Every winter many roofs collapse due to heavy snow or ice loads. Add rain or heavy, wet snowfalls on top and you’ve got a dangerous combination. Often roofs collapse suddenly, giving occupants little, if any, warning to evacuate the building.
A well-documented example was the collapse of the Metrodome in Minnesota after a heavy snowfall. As you can see in the video below, once the weight of snow becomes unbearable any roof can collapse in a matter of seconds.
This is why it’s important to know how much snow is too much for your roof to support and then make sure that this threshold is not exceeded.
How Much Snow Can Your Roof Support?
Roof collapse can happen to new and old buildings alike and can cause extensive damage to the building and contents. Low pitched and flat roofs are most susceptible to collapses. Most roof designs can handle snow loads of 20-40 lbs per square foot. But, as the chart below shows, packed snow with ice can easily overload a roof once it reaches about 12″ off depth.
|Snow Type||Approximate Density
(lbs per square foot for every 12” of depth)
|Light and Fluffy||5-20|
|Packed with Ice||40-58|
How To Protect Your Roof
Watch for ice build up on the edge and valleys of your roof. When heat escapes through your attic, it melts the snow. When this water freezes at the edge of your roof, it forms an ice dam and allows water to back up and enter the building under the shingles and wood decking. Besides adding extra weight to your roof, ice dams can cause extensive water damage inside.
Excessive accumulations of snow and ice will require removal. For safe removal that won’t endanger you or damage your roof, consult a roofing contractor. Be certain the contractor is covered by WSIB (Workers Compensation) and provides you with a current liability insurance certificate.

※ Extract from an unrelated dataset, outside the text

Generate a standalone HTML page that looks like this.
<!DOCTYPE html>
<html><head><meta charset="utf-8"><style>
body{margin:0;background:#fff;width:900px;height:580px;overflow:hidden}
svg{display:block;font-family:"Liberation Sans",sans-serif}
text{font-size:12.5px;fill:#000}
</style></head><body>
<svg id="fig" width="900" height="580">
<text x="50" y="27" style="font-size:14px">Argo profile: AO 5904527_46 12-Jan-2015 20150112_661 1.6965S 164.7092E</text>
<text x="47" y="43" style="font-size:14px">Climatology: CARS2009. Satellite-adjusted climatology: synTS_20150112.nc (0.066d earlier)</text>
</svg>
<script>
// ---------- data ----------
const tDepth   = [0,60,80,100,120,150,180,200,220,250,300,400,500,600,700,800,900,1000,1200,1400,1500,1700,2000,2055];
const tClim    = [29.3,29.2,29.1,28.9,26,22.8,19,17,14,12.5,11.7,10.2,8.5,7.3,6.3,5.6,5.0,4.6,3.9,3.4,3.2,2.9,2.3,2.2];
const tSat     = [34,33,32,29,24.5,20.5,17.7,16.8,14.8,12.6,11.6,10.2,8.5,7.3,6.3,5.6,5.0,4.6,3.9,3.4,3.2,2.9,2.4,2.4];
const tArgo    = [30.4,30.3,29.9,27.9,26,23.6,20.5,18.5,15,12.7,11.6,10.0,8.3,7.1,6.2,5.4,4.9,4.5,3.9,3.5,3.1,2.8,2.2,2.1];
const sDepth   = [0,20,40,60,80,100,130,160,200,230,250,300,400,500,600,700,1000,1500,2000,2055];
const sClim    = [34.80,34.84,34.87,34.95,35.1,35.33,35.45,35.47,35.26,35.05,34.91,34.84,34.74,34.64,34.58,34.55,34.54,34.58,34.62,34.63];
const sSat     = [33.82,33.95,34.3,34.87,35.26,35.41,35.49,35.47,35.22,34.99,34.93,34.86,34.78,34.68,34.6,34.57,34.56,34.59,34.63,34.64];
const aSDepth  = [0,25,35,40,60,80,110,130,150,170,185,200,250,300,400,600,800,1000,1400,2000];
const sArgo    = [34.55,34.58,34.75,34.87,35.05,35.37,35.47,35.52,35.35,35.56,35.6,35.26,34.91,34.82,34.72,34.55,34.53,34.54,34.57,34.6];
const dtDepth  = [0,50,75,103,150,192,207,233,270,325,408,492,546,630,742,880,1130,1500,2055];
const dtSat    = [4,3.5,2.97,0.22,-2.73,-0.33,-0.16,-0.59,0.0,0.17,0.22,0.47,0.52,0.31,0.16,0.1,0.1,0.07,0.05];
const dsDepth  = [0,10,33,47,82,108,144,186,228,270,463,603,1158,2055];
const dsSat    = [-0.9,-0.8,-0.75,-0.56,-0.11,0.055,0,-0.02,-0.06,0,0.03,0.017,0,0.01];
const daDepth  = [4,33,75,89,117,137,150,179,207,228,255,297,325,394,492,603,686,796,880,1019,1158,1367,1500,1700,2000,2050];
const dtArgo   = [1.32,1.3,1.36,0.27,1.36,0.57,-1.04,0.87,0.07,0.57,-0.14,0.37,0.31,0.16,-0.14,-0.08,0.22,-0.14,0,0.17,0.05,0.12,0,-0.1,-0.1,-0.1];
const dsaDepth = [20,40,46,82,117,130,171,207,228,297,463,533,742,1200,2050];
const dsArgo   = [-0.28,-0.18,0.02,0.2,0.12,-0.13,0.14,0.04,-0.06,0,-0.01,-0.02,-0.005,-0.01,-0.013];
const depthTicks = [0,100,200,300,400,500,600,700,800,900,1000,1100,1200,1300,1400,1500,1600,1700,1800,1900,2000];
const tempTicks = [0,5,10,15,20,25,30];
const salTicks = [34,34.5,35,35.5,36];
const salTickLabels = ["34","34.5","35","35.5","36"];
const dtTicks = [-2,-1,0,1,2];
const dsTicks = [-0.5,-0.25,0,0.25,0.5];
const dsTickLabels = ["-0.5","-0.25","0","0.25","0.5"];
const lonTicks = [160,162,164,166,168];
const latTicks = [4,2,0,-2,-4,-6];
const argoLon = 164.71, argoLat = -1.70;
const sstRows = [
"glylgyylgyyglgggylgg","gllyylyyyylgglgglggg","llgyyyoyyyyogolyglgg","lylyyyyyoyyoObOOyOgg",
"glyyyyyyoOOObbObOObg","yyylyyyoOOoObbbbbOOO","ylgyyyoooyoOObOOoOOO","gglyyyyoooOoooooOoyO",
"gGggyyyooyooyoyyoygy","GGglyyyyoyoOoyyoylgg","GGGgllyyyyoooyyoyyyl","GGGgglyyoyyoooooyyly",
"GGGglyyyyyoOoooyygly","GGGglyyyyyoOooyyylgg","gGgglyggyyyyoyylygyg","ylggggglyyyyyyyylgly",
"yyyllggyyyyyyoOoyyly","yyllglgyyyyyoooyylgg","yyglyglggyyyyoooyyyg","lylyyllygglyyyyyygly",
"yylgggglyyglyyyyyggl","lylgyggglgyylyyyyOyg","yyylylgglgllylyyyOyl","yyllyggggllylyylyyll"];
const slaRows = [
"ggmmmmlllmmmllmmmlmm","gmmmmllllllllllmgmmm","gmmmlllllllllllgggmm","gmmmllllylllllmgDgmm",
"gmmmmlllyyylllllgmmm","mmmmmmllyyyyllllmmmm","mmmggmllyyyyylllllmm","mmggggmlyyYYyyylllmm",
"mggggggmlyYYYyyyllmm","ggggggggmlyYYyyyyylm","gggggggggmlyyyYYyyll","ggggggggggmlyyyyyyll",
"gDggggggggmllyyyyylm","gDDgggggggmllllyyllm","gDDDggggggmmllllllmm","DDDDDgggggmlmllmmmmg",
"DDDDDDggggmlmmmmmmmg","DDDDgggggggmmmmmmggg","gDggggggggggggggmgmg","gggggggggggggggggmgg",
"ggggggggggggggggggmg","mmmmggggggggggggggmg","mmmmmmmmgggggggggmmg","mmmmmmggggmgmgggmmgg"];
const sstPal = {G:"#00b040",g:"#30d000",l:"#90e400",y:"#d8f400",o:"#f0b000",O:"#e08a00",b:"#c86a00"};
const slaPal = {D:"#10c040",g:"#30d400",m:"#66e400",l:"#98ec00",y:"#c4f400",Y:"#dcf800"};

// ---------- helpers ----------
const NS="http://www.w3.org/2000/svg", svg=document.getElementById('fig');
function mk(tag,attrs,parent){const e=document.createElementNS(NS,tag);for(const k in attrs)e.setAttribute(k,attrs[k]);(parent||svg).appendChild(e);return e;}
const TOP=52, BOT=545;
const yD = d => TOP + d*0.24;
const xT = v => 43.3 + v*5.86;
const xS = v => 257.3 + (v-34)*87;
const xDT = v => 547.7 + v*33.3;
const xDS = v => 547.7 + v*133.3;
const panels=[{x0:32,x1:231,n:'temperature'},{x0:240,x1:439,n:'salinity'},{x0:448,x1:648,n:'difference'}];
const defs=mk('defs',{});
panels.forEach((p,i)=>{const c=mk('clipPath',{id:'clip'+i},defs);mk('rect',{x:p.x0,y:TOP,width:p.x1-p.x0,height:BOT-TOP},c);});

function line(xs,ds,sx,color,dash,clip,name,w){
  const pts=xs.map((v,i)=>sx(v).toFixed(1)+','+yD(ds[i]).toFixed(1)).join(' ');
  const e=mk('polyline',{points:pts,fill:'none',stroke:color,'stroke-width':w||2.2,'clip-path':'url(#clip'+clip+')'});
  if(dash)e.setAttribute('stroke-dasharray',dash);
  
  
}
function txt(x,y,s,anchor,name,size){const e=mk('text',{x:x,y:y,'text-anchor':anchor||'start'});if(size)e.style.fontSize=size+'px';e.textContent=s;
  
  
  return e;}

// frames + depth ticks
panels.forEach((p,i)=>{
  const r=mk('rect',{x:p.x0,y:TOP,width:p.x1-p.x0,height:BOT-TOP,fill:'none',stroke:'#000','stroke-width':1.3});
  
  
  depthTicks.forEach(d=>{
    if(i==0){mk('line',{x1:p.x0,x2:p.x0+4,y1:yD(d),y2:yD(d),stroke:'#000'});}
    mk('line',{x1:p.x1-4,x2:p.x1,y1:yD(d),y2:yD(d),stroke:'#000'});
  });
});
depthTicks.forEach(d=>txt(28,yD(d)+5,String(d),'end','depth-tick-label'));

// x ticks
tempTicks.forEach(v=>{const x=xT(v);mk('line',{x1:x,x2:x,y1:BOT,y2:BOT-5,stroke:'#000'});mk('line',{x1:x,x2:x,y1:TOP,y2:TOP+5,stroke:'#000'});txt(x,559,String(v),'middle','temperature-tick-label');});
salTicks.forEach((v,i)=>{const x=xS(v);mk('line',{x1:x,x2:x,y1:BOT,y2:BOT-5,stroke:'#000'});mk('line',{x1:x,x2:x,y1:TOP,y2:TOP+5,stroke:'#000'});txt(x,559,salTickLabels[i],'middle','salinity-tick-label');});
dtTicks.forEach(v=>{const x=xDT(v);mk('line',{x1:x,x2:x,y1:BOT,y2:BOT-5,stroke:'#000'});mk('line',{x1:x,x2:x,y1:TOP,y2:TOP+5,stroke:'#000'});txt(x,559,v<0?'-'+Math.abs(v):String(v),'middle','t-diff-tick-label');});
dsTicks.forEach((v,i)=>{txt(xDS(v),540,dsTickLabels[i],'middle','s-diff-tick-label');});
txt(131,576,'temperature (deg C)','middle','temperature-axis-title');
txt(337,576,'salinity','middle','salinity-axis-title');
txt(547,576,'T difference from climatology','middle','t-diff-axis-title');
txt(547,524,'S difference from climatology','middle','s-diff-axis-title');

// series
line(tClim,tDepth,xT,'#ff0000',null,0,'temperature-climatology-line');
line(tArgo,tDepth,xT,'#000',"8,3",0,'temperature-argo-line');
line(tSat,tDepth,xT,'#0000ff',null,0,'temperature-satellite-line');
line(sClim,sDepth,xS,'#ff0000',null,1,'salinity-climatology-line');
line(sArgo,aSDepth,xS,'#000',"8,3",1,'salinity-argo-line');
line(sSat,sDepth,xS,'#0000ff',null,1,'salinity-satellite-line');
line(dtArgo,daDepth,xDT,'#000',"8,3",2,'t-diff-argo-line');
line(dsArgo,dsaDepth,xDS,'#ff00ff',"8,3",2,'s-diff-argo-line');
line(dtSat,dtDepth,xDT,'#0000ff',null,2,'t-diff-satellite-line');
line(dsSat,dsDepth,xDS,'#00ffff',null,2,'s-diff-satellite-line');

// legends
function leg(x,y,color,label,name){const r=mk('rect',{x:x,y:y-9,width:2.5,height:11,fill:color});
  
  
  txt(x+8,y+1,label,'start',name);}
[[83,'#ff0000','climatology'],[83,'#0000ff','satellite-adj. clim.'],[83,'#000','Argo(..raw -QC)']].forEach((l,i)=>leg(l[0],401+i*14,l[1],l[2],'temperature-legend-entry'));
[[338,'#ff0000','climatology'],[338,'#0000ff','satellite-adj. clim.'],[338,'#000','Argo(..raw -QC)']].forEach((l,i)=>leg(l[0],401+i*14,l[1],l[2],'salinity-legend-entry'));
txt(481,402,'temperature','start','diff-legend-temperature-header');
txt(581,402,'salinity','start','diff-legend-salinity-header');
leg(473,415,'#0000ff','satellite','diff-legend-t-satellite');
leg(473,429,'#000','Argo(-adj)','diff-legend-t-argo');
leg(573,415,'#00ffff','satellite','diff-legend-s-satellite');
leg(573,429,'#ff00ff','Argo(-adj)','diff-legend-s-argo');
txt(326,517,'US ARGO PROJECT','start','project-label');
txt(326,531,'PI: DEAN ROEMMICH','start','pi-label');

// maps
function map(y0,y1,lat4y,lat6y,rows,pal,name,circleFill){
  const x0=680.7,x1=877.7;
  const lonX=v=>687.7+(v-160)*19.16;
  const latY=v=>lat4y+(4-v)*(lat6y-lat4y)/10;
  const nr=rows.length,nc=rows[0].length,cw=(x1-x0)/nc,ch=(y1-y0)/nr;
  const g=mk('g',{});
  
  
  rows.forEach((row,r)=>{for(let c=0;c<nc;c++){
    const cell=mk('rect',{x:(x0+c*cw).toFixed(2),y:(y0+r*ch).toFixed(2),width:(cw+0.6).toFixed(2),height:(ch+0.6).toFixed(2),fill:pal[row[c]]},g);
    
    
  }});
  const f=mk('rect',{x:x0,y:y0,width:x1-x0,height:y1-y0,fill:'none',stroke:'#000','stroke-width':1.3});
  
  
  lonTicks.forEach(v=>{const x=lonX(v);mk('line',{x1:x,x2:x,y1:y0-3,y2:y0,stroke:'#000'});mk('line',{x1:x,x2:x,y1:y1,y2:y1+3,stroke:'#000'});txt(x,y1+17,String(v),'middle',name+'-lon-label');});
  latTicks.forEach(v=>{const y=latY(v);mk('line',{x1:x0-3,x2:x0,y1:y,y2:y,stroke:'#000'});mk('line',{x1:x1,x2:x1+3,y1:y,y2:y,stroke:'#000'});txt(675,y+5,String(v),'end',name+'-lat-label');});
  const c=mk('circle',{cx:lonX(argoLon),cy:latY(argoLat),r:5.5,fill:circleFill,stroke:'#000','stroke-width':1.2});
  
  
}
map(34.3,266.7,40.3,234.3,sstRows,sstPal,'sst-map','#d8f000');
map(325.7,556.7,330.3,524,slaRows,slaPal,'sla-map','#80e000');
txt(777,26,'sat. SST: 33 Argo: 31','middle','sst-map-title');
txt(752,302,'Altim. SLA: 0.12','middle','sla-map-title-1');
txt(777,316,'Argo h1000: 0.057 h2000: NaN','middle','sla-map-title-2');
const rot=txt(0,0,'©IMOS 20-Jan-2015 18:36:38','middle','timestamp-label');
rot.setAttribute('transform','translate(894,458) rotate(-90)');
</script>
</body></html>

Clearing Snow From Your Roof
If you are removing the snow on your own, be very careful as the roof can be very slippery. Here are a couple of tips to follow if you choose to tackle this job yourself:
1. Wear Safe Attire
Choose a pair of boots with excellent traction.
2. Choose a Proper Shovel
A plastic bucket (scoop) shovel with a large handle is best so you can scoop and slid the snow off the roof’s edge.
3. Save Your Shingles
Don’t pick or chip at ice near the roof surface or dig deep as you may damage the shingles and shorten the roof’s life expectancy.
4. Minimize The Stress
Do not pile all the snow in one area before removing it. This may overstress that section of the roof causing it to collapse.
5. Be Safe, Not Sorry
Removing snow from your roof is not a job to rush.
Protect your home and your family this winter by keeping your roof clear from snow build-up. Use the chart above to estimate when the snow needs to be cleared and then be careful to get the job done safely and properly.